A healthy cat is bright-eyed, alert and active, wants to play and annoy you, enjoys its food and purrs up a storm. The coat of a healthy cat will be soft and shiny, with little shedding, except in the springtime. The body of a healthy cat will be fairly trim, no sores or rashes, teeth and gums in good condition, no fleas or other parasites, breath should be odor free (except after eating fish) and it should not be coughing, sneezing or have a runny nose.
The inner workings of a healthy cat should follow a normal pattern of regular bowel movements and urination.
A cat "off its feed" will generally exhibit all the healthy cat characteristics except it will not want to eat for a day. I have 3 cats and each one has gone through a day, where food is of little interest (maybe they found a mouse) and they were acting perfectly fine other wise. However, later in the evening or the following day their appetites were back and then some.
A cat that is ill may have many symptoms or just one or two.

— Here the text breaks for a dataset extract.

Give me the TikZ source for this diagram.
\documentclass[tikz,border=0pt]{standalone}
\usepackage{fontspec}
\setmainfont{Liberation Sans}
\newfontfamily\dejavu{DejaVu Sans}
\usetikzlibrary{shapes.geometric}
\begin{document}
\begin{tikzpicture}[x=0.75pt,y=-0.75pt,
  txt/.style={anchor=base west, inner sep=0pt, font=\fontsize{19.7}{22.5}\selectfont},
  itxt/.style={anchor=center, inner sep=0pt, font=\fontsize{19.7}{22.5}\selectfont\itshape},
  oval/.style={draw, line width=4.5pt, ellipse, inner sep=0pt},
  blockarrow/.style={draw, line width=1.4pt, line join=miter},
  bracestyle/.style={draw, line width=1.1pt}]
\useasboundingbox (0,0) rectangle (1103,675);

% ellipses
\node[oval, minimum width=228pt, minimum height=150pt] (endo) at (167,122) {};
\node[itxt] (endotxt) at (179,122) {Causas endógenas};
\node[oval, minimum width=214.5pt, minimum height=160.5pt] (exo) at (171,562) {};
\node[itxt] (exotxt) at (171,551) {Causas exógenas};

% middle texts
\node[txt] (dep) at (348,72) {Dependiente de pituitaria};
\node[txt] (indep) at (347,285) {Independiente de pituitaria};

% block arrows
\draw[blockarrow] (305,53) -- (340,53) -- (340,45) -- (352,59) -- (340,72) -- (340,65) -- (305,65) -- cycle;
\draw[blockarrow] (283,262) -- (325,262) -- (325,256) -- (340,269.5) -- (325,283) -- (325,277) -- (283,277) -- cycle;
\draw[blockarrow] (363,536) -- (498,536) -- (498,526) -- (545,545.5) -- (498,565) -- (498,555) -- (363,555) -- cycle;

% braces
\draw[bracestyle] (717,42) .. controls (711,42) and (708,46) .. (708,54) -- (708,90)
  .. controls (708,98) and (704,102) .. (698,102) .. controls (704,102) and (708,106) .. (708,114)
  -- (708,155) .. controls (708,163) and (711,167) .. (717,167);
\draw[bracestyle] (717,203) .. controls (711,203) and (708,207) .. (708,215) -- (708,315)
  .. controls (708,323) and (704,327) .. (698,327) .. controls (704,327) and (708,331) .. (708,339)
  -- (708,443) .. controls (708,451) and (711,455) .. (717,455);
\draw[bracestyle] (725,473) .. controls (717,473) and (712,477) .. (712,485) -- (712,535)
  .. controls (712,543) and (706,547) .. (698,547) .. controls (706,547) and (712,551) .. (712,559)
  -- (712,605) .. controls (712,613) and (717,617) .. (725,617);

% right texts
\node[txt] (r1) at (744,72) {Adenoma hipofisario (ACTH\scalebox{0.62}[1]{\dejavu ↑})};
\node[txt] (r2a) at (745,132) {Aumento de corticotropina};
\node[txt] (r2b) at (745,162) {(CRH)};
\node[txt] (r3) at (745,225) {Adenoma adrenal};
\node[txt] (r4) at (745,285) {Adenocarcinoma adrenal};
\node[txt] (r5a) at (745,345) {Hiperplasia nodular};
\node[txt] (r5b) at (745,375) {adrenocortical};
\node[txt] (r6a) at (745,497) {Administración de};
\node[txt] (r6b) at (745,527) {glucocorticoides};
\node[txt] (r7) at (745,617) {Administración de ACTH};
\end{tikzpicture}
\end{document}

Some things to look for are lack of appetite that lasts for more than a day. Has your cat's behavior changed? Sudden inactivity may be a sign you cat is not feeling well. Constipation or diarrhea (blood in the stool) that lasts a day or two is also a sign that all is not well internally. Should you see blood in the cat's stool call your vet at once?

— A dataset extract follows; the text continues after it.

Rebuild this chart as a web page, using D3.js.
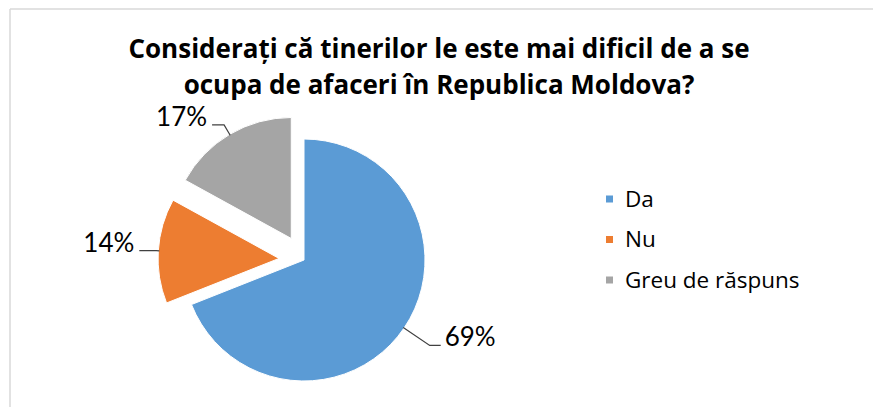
<!DOCTYPE html>
<html>

<head>
    <meta charset="utf-8">
    <title>pie chart - afaceri</title>
    <style>
        body {
            margin: 0;
            background: #fff;
        }

        svg {
            display: block;
            font-family: Lato, "Noto Sans", sans-serif;
        }

        .title {
            font-family: "Open Sans", sans-serif;
            font-size: 26px;
            font-weight: bold;
            fill: #000;
        }

        .label {
            font-size: 26px;
            fill: #000;
        }

        .legend text {
            font-family: "Open Sans", sans-serif;
            font-size: 22.5px;
            fill: #000;
        }
    </style>
    <script src="https://cdn.jsdelivr.net/npm/d3@7"></script>
</head>

<body>
</body>
<script>
    var categories = ["Da", "Nu", "Greu de răspuns"];
    var values = [69, 14, 17];
    var colors = ["#5B9BD5", "#ED7D31", "#A5A5A5"];
    var titleLines = ["Considerați că tinerilor le este mai dificil de a se",
        "ocupa de afaceri în Republica Moldova?"];

    var width = 873,
        height = 407;
    var cx = 304,
        cy = 260,
        radius = 121;
    var explode = 25; // offset for Nu and Greu de răspuns

    var data = categories.map(function(c, i) {
        return { name: c, value: values[i], color: colors[i], exploded: i > 0 };
    });

    var svg = d3.select("body").append("svg")
        .attr("width", width)
        .attr("height", height);

    // chart area border (top and left visible)
    svg.append("line")
        .attr("x1", 10).attr("y1", 9).attr("x2", width).attr("y2", 9)
        .attr("stroke", "#d9d9d9").attr("stroke-width", 1.5);
    svg.append("line")
        .attr("x1", 10).attr("y1", 9).attr("x2", 10).attr("y2", height)
        .attr("stroke", "#d9d9d9").attr("stroke-width", 1.5);

    svg.selectAll(".title")
        .data(titleLines)
        .enter()
        .append("text")
        .attr("class", "title")
        .attr("x", 439)
        .attr("y", function(d, i) { return 58 + i * 36; })
        .attr("text-anchor", "middle")
        .text(function(d) { return d; });

    var pie = d3.pie()
        .sort(null)
        .value(function(d) { return d.value; });

    var arc = d3.arc()
        .innerRadius(0)
        .outerRadius(radius);

    var arcs = pie(data);

    function offset(d) {
        var a = (d.startAngle + d.endAngle) / 2;
        var k = d.data.exploded ? explode : 0;
        return [Math.sin(a) * k, -Math.cos(a) * k];
    }

    var g = svg.append("g")
        .attr("transform", "translate(" + cx + "," + cy + ")");

    g.selectAll(".slice")
        .data(arcs)
        .enter()
        .append("path")
        .attr("class", "slice")
        .attr("transform", function(d) {
            var o = offset(d);
            return "translate(" + o[0] + "," + o[1] + ")";
        })
        .attr("d", arc)
        .attr("fill", function(d) { return d.data.color; })
        .attr("stroke", "#fff")
        .attr("stroke-width", 1);

    // leader lines + labels
    var lead = {
        "Da": { r2: 152, run: 11 },
        "Nu": { r2: 123, run: 17 },
        "Greu de răspuns": { r2: 132, run: 12 }
    };

    arcs.forEach(function(d) {
        var a = (d.startAngle + d.endAngle) / 2;
        var o = offset(d);
        var s = lead[d.data.name];
        var p1 = [o[0] + Math.sin(a) * (radius - 1), o[1] - Math.cos(a) * (radius - 1)];
        var p2 = [o[0] + Math.sin(a) * s.r2, o[1] - Math.cos(a) * s.r2];
        var right = Math.sin(a) > 0;
        var p3 = [p2[0] + (right ? s.run : -s.run), p2[1]];

        g.append("polyline")
            .attr("points", [p1, p2, p3].map(function(p) { return p.join(","); }).join(" "))
            .attr("fill", "none")
            .attr("stroke", "#404040")
            .attr("stroke-width", 1.2);

        g.append("text")
            .attr("class", "label")
            .attr("x", p3[0] + (right ? 4 : -5))
            .attr("y", p3[1] + 1)
            .attr("text-anchor", right ? "start" : "end")
            .text(d.data.value + "%");
    });

    // legend
    var legend = svg.append("g")
        .attr("class", "legend")
        .attr("transform", "translate(606,199)");

    var item = legend.selectAll("g")
        .data(data)
        .enter()
        .append("g")
        .attr("transform", function(d, i) { return "translate(0," + i * 40.5 + ")"; });

    item.append("rect")
        .attr("x", 0)
        .attr("y", -3.5)
        .attr("width", 7)
        .attr("height", 7)
        .attr("fill", function(d) { return d.color; });

    item.append("text")
        .attr("x", 19)
        .attr("y", 7.5)
        .text(function(d) { return d.name; });
</script>

</html>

The inability to urinate could be a sign of blockage (cats do get kidney stones) or other bladder disorders again if you see any of these signs, including blood in the urine, call your vet as soon as possible. If your cat suddenly starts urinating outside the litter box, it may have a bladder problem. Some cats think the litter box is causing the pain.

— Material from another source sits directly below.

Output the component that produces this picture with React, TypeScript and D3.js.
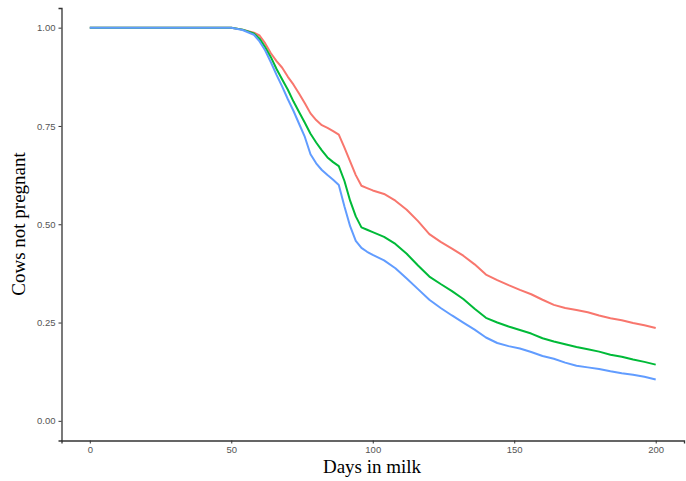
import React, { useEffect, useRef } from "react";
import * as d3 from "d3";

// days at which the survival estimate was read off the picture
const days = [0, 50, 54, 58, 60, 62, 64, 66, 68, 70, 72, 74, 76, 78, 80, 82, 84, 86, 88, 90, 92, 94, 96, 98, 100,
  104, 108, 112, 116, 120, 124, 128, 132, 136, 140, 144, 148, 152, 156, 160, 164, 168, 172, 176, 180, 184, 188, 192, 196, 200];

const redValues = [1, 1, 0.995, 0.987, 0.98, 0.96, 0.935, 0.915, 0.898, 0.875, 0.855, 0.832, 0.808, 0.782, 0.765, 0.752, 0.745, 0.737, 0.728, 0.695, 0.66, 0.625, 0.598, 0.592, 0.586,
  0.577, 0.56, 0.537, 0.508, 0.475, 0.455, 0.438, 0.42, 0.398, 0.372, 0.358, 0.345, 0.333, 0.322, 0.308, 0.295, 0.287, 0.282, 0.276, 0.268, 0.261, 0.256, 0.249, 0.243, 0.236];

const greenValues = [1, 1, 0.995, 0.985, 0.972, 0.95, 0.925, 0.895, 0.868, 0.842, 0.812, 0.785, 0.758, 0.73, 0.708, 0.688, 0.67, 0.658, 0.648, 0.61, 0.56, 0.52, 0.492, 0.486, 0.48,
  0.468, 0.45, 0.425, 0.395, 0.367, 0.348, 0.33, 0.31, 0.285, 0.262, 0.25, 0.24, 0.231, 0.222, 0.21, 0.202, 0.195, 0.188, 0.182, 0.176, 0.168, 0.163, 0.156, 0.15, 0.143];

const blueValues = [1, 1, 0.994, 0.982, 0.965, 0.942, 0.912, 0.88, 0.85, 0.818, 0.788, 0.755, 0.722, 0.678, 0.655, 0.638, 0.625, 0.613, 0.6, 0.545, 0.495, 0.458, 0.44, 0.43, 0.422,
  0.408, 0.388, 0.362, 0.335, 0.308, 0.287, 0.268, 0.25, 0.232, 0.212, 0.198, 0.19, 0.184, 0.175, 0.165, 0.158, 0.148, 0.14, 0.136, 0.132, 0.126, 0.121, 0.117, 0.112, 0.105];

const xTicks = [0, 50, 100, 150, 200];
const yTicks = [0, 0.25, 0.5, 0.75, 1];

const series = [
  { name: "red", color: "#F8766D", values: redValues },
  { name: "green", color: "#00BA38", values: greenValues },
  { name: "blue", color: "#619CFF", values: blueValues },
];

const width = 686;
const height = 481;

export default function App() {
  const ref = useRef<SVGSVGElement>(null);

  useEffect(() => {
    const svg = d3.select(ref.current);
    svg.selectAll("*").remove();

    // ggplot style 5% expansion on both axes
    const x = d3.scaleLinear().domain([-10, 210]).range([61.5, 684]);
    const y = d3.scaleLinear().domain([-0.05, 1.05]).range([440.5, 8]);

    const line = d3.line<number>()
      .x((d, i) => x(days[i]))
      .y(d => y(d));

    svg.append("g")
      .selectAll("path")
      .data(series)
      .join("path")
      .attr("fill", "none")
      .attr("stroke", d => d.color)
      .attr("stroke-width", 2)
      .attr("stroke-linejoin", "round")
      .attr("d", d => line(d.values));

    const xAxis = svg.append("g")
      .attr("transform", `translate(0, 440.5)`)
      .call(d3.axisBottom(x).tickValues(xTicks).tickSize(3).tickPadding(3).tickFormat(d3.format("d")));

    const yAxis = svg.append("g")
      .attr("transform", `translate(61.5, 0)`)
      .call(d3.axisLeft(y).tickValues(yTicks).tickSize(3).tickPadding(3).tickFormat(d3.format(".2f")));

    [xAxis, yAxis].forEach(g => {
      g.select(".domain").attr("stroke", "#333").attr("stroke-width", 1.3);
      g.selectAll(".tick line").attr("stroke", "#333");
      g.selectAll(".tick text")
        .attr("fill", "#555")
        .style("font-family", "Liberation Sans, Arial, sans-serif")
        .style("font-size", "9.5px");
    });

    svg.append("text")
      .attr("x", 372)
      .attr("y", 473)
      .attr("text-anchor", "middle")
      .style("font-family", "Liberation Serif, Times New Roman, serif")
      .style("font-size", "19px")
      .text("Days in milk");

    svg.append("text")
      .attr("transform", "rotate(-90)")
      .attr("x", -224)
      .attr("y", 25)
      .attr("text-anchor", "middle")
      .style("font-family", "Liberation Serif, Times New Roman, serif")
      .style("font-size", "19px")
      .text("Cows not pregnant");
  }, []);

  return (
    <svg ref={ref} width={width} height={height}
      style={{ position: "absolute", left: 0, top: 0, background: "#fff" }} />
  );
}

Vomiting can be a sign of fur balls a common cat problem, however if your cat vomits more than once a week, call your vet.
A sudden increase in drinking water or an increase in your cat's appetite is also signal that something is amiss. Should your cat show any of these signs call your vet at once as it maybe a sign of something very serious.
A healthy cat will have eyes that are shiny and clear. Cats have what is known as a "third eye." It should not be seen. If you see a covering coming over the eye it is usually a sign that there is a health problem or the cat is suffering from some stress.
A healthy cat should have a soft velvety nose that is moist, but not runny. If your cat's mouth is not pink and clean looking and its teeth are getting a build up of tartar, have your vet examine your cat as soon as possible.
There will be times when you can treat an ailing cat at home, but the best advice I can give, is call your vet and get his/her advice first and then follow through with home treatment.
I tried to treat my cat, Smokey, when he has a small lesion on his leg with a "petroleum based ointment" not realizing that while he was licking it off, he was ingesting the product and as a result got very sick. A quick trip to an "emergency clinic" (night visit) and many dollars later I learned "petroleum based products" and cats tummies, do not get along very well.
So call your vet when you have the slightest doubt about the correct procedure to follow and even if you do know, it is a good idea to verify it with the vet.
One of the most important things you can do for your kitten is to make certain that it receives its kitten shots. These shots are known as the "3 in 1" vaccinations and are given to a kitten at approximately 4, 8,and 12 weeks along with a rabies shot. The purpose is to protect your kitten from some very serious viruses that can be deadly. My cats get yearly booster shots along with their rabies shot. It is my understanding that some vets suggest the booster shots every two years with some states allowing cats to get a 3-year rabies shot. Talk to your vet and follow their advice. The important thing here is that your cats has these shots.
Bacteria, viruses and bacteria-like organisms cause the majority of cat diseases. Your cat can pick up these things simply by inhaling an organism coming through the wind, coming in contact with an infected cat, eating infected food or water or a bite. Realizing this, keeping a cat inside sounds like the best advice I can give. However, my cats, because of the size of our property and the fact our guys stay within the confines of our fence, they are indoor/outdoor cats.
While I have given you an idea of what a healthy cat should be, never hesitate to call or see your vet, should you have the slightest worry regarding your cat's health.